Token Painter achieves superior background PSNR (26.39) and lowest LPIPS (42.27×10⁻³) on BrushBench compared to other MAR- and diffusion-based baselines (Jiang et al., 28 Sep 2025).
Localized face anonymization (Salar et al., 18 Sep 2025) attains Re-ID 0.015 (CelebA-HQ), FID 23.19—outperforming GAN- and fine-tuned diffusion-based anonymizers while permitting region-selective privacy protection.

Ablation studies consistently demonstrate the importance of (i) guided score tuning (λ, noise optimization), (ii) attention modulation for harmonization, and (iii) per-region or per-pixel control to balance fidelity and stylistic/semantic alignment.

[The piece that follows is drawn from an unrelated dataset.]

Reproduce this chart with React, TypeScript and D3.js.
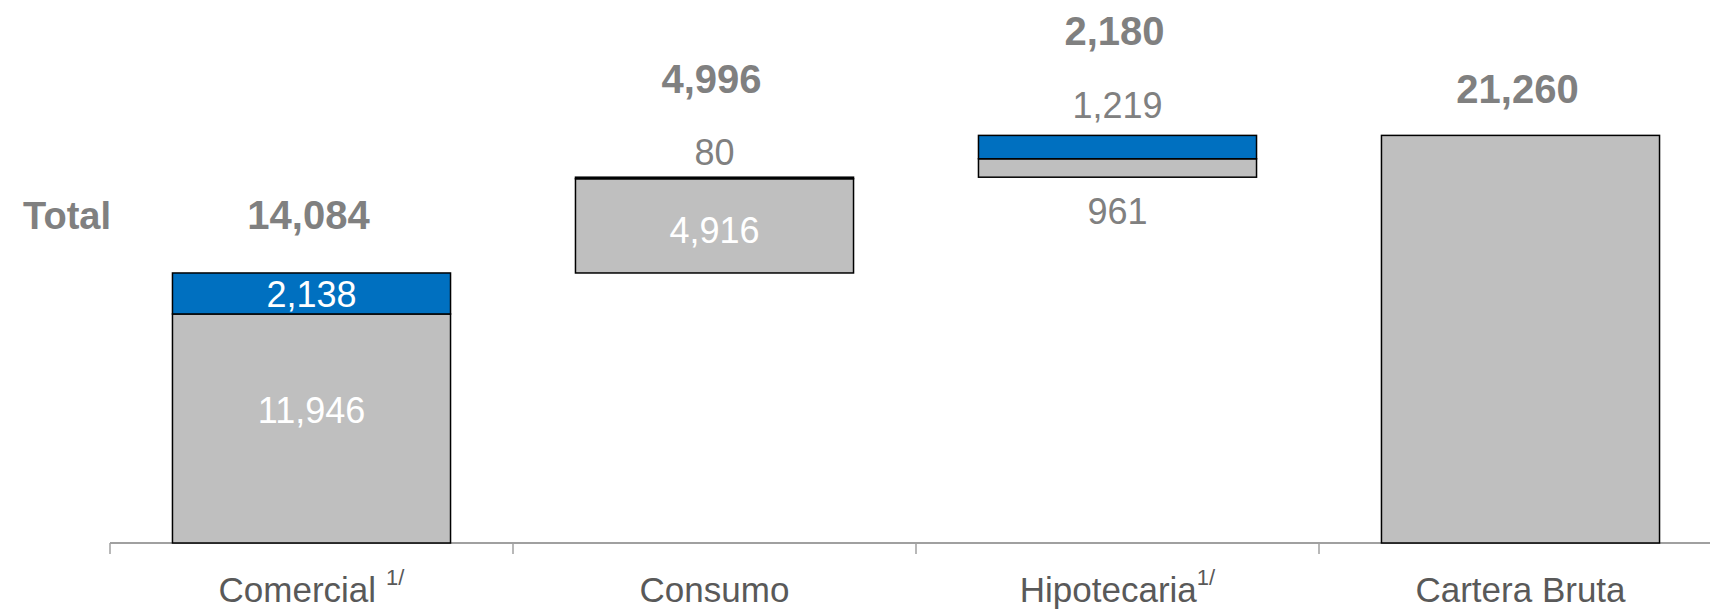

6. Applications and Extensions

Training-free controllable inpainting networks support a broad array of tasks:

Video inpainting and completion: Spatiotemporal hole-filling with optical flow priors and temporal consistency (Xie et al., 21 Jan 2025).
Local/semantically controlled editing: Region-specific face anonymization, text or object removal and creation (Salar et al., 18 Sep 2025, Jeon, 6 Mar 2025, Gunawan et al., 28 Oct 2025).
Artistic style transfer and harmonization: Context-aware content completion that preserves both structure and visual style, including localized style transfer (Li et al., 22 Jul 2025).
Text–image manipulation: Removal, insertion, repositioning, and style-constrained synthesis of text in real-world images, with evaluation on custom benchmarks (OmniText-Bench) (Gunawan et al., 28 Oct 2025).
Interactive and real-time editing scenarios: Parameter sweeps and tuning for live visual feedback during user-driven image manipulation.

Extensions also include pixel-wise conditioning for super-resolution, photorealistic editing, text-conditioned inpainting, and even generalized mask-based autoregressive token completions.

7. Limitations and Outlook

Limitations of existing training-free controllable inpainting networks include the need for robust masks or reference signals (e.g., reliable face parsing or style exemplars), potential artifacts at mask boundaries under extreme parameterization, and compute intensity inherent to latent or noise optimization. Dependency on the representational coverage of the frozen backbone model may restrict performance on out-of-distribution or highly detailed tasks.

Open directions include broader integration with language-driven control (beyond prompt embeddings), further acceleration of reverse-path optimization (e.g., via distilled or low-rank diffusion models), and cross-modal extensions (e.g., audio-visual or 3D inpainting). The field is rapidly advancing as new architectures (e.g., MAR, improved LDMs), control interfaces, and evaluation frameworks emerge.

For comprehensive technical details and benchmarks, refer to LanPaint (Zheng et al., 5 Feb 2025), VipDiff (Xie et al., 21 Jan 2025), ControlFill (Jeon, 6 Mar 2025), HarmonPaint (Li et al., 22 Jul 2025), Token Painter (Jiang et al., 28 Sep 2025), OmniText (Gunawan et al., 28 Oct 2025), and the Localized Face Anonymization framework (Salar et al., 18 Sep 2025).